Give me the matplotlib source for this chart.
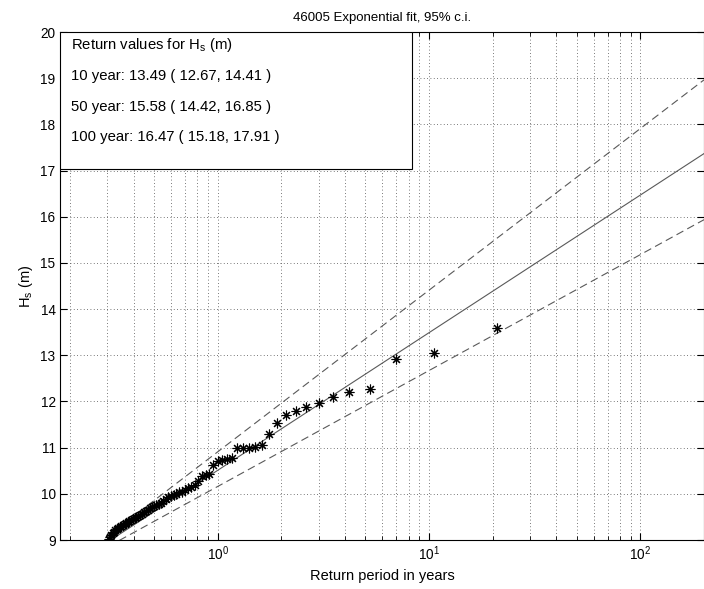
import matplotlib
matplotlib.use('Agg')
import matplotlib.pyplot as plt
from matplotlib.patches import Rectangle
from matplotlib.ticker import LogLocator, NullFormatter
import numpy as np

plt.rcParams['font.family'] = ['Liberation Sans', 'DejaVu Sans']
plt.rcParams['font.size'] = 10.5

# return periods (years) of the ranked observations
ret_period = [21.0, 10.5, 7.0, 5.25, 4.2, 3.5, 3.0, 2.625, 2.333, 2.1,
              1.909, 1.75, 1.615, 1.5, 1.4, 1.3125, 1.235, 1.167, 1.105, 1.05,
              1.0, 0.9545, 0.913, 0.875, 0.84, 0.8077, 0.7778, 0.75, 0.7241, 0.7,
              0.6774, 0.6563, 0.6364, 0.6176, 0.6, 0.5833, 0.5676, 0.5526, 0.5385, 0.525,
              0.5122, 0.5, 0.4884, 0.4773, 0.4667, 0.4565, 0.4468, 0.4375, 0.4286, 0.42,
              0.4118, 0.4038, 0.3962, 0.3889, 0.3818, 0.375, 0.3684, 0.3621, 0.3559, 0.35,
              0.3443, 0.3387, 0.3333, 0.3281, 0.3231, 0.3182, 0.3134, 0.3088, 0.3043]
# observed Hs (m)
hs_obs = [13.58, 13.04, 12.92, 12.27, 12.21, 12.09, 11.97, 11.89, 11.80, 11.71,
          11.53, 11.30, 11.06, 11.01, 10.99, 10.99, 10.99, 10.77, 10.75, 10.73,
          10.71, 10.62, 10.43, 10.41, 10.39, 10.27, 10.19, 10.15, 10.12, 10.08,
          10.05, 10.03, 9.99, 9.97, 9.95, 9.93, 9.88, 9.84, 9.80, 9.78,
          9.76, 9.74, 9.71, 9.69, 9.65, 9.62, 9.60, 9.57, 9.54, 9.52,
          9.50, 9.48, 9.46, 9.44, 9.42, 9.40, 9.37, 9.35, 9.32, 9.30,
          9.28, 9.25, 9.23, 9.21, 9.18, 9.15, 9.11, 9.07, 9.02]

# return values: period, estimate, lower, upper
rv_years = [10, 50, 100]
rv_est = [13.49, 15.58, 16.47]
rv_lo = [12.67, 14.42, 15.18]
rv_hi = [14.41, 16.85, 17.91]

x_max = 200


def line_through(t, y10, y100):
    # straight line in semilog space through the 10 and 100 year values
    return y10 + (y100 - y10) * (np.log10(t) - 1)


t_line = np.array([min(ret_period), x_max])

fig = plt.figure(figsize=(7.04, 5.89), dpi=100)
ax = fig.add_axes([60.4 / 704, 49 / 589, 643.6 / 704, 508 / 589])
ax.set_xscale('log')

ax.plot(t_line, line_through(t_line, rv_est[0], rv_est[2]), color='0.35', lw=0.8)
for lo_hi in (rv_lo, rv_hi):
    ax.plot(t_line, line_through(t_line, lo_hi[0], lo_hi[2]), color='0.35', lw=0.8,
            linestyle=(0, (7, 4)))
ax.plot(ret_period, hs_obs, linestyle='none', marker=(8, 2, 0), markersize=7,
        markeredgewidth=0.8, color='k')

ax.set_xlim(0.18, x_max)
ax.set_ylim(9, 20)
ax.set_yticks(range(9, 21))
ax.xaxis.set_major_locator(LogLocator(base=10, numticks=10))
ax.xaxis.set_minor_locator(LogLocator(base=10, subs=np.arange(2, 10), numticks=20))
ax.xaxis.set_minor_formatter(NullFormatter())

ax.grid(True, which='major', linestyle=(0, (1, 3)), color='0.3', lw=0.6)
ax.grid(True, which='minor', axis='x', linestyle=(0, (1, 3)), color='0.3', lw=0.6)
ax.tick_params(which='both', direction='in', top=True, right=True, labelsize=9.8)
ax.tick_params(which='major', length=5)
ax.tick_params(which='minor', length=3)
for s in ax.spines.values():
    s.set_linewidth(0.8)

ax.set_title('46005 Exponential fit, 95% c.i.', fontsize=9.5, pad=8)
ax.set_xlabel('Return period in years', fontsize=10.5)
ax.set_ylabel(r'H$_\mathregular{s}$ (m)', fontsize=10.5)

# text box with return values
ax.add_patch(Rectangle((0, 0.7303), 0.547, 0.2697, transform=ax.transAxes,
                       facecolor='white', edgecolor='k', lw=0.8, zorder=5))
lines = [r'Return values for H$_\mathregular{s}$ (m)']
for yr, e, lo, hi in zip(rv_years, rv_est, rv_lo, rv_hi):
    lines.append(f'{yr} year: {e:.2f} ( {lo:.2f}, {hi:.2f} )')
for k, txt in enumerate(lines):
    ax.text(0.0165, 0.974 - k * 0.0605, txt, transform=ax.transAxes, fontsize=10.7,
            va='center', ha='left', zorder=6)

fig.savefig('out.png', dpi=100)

┄┄┄┄┄┄┄┄┄┄┄┄┄┄┄┄┄┄┄┄

_What is expected_: Without the pictures, print the whole listing exactly as given.

_Exercise response_:
Give me the matplotlib source for this chart.
import matplotlib
matplotlib.use('Agg')
import matplotlib.pyplot as plt
from matplotlib.patches import Rectangle
from matplotlib.ticker import LogLocator, NullFormatter
import numpy as np

plt.rcParams['font.family'] = ['Liberation Sans', 'DejaVu Sans']
plt.rcParams['font.size'] = 10.5

# return periods (years) of the ranked observations
ret_period = [21.0, 10.5, 7.0, 5.25, 4.2, 3.5, 3.0, 2.625, 2.333, 2.1,
              1.909, 1.75, 1.615, 1.5, 1.4, 1.3125, 1.235, 1.167, 1.105, 1.05,
              1.0, 0.9545, 0.913, 0.875, 0.84, 0.8077, 0.7778, 0.75, 0.7241, 0.7,
              0.6774, 0.6563, 0.6364, 0.6176, 0.6, 0.5833, 0.5676, 0.5526, 0.5385, 0.525,
              0.5122, 0.5, 0.4884, 0.4773, 0.4667, 0.4565, 0.4468, 0.4375, 0.4286, 0.42,
              0.4118, 0.4038, 0.3962, 0.3889, 0.3818, 0.375, 0.3684, 0.3621, 0.3559, 0.35,
              0.3443, 0.3387, 0.3333, 0.3281, 0.3231, 0.3182, 0.3134, 0.3088, 0.3043]
# observed Hs (m)
hs_obs = [13.58, 13.04, 12.92, 12.27, 12.21, 12.09, 11.97, 11.89, 11.80, 11.71,
          11.53, 11.30, 11.06, 11.01, 10.99, 10.99, 10.99, 10.77, 10.75, 10.73,
          10.71, 10.62, 10.43, 10.41, 10.39, 10.27, 10.19, 10.15, 10.12, 10.08,
          10.05, 10.03, 9.99, 9.97, 9.95, 9.93, 9.88, 9.84, 9.80, 9.78,
          9.76, 9.74, 9.71, 9.69, 9.65, 9.62, 9.60, 9.57, 9.54, 9.52,
          9.50, 9.48, 9.46, 9.44, 9.42, 9.40, 9.37, 9.35, 9.32, 9.30,
          9.28, 9.25, 9.23, 9.21, 9.18, 9.15, 9.11, 9.07, 9.02]

# return values: period, estimate, lower, upper
rv_years = [10, 50, 100]
rv_est = [13.49, 15.58, 16.47]
rv_lo = [12.67, 14.42, 15.18]
rv_hi = [14.41, 16.85, 17.91]

x_max = 200


def line_through(t, y10, y100):
    # straight line in semilog space through the 10 and 100 year values
    return y10 + (y100 - y10) * (np.log10(t) - 1)


t_line = np.array([min(ret_period), x_max])

fig = plt.figure(figsize=(7.04, 5.89), dpi=100)
ax = fig.add_axes([60.4 / 704, 49 / 589, 643.6 / 704, 508 / 589])
ax.set_xscale('log')

ax.plot(t_line, line_through(t_line, rv_est[0], rv_est[2]), color='0.35', lw=0.8)
for lo_hi in (rv_lo, rv_hi):
    ax.plot(t_line, line_through(t_line, lo_hi[0], lo_hi[2]), color='0.35', lw=0.8,
            linestyle=(0, (7, 4)))
ax.plot(ret_period, hs_obs, linestyle='none', marker=(8, 2, 0), markersize=7,
        markeredgewidth=0.8, color='k')

ax.set_xlim(0.18, x_max)
ax.set_ylim(9, 20)
ax.set_yticks(range(9, 21))
ax.xaxis.set_major_locator(LogLocator(base=10, numticks=10))
ax.xaxis.set_minor_locator(LogLocator(base=10, subs=np.arange(2, 10), numticks=20))
ax.xaxis.set_minor_formatter(NullFormatter())

ax.grid(True, which='major', linestyle=(0, (1, 3)), color='0.3', lw=0.6)
ax.grid(True, which='minor', axis='x', linestyle=(0, (1, 3)), color='0.3', lw=0.6)
ax.tick_params(which='both', direction='in', top=True, right=True, labelsize=9.8)
ax.tick_params(which='major', length=5)
ax.tick_params(which='minor', length=3)
for s in ax.spines.values():
    s.set_linewidth(0.8)

ax.set_title('46005 Exponential fit, 95% c.i.', fontsize=9.5, pad=8)
ax.set_xlabel('Return period in years', fontsize=10.5)
ax.set_ylabel(r'H$_\mathregular{s}$ (m)', fontsize=10.5)

# text box with return values
ax.add_patch(Rectangle((0, 0.7303), 0.547, 0.2697, transform=ax.transAxes,
                       facecolor='white', edgecolor='k', lw=0.8, zorder=5))
lines = [r'Return values for H$_\mathregular{s}$ (m)']
for yr, e, lo, hi in zip(rv_years, rv_est, rv_lo, rv_hi):
    lines.append(f'{yr} year: {e:.2f} ( {lo:.2f}, {hi:.2f} )')
for k, txt in enumerate(lines):
    ax.text(0.0165, 0.974 - k * 0.0605, txt, transform=ax.transAxes, fontsize=10.7,
            va='center', ha='left', zorder=6)

fig.savefig('out.png', dpi=100)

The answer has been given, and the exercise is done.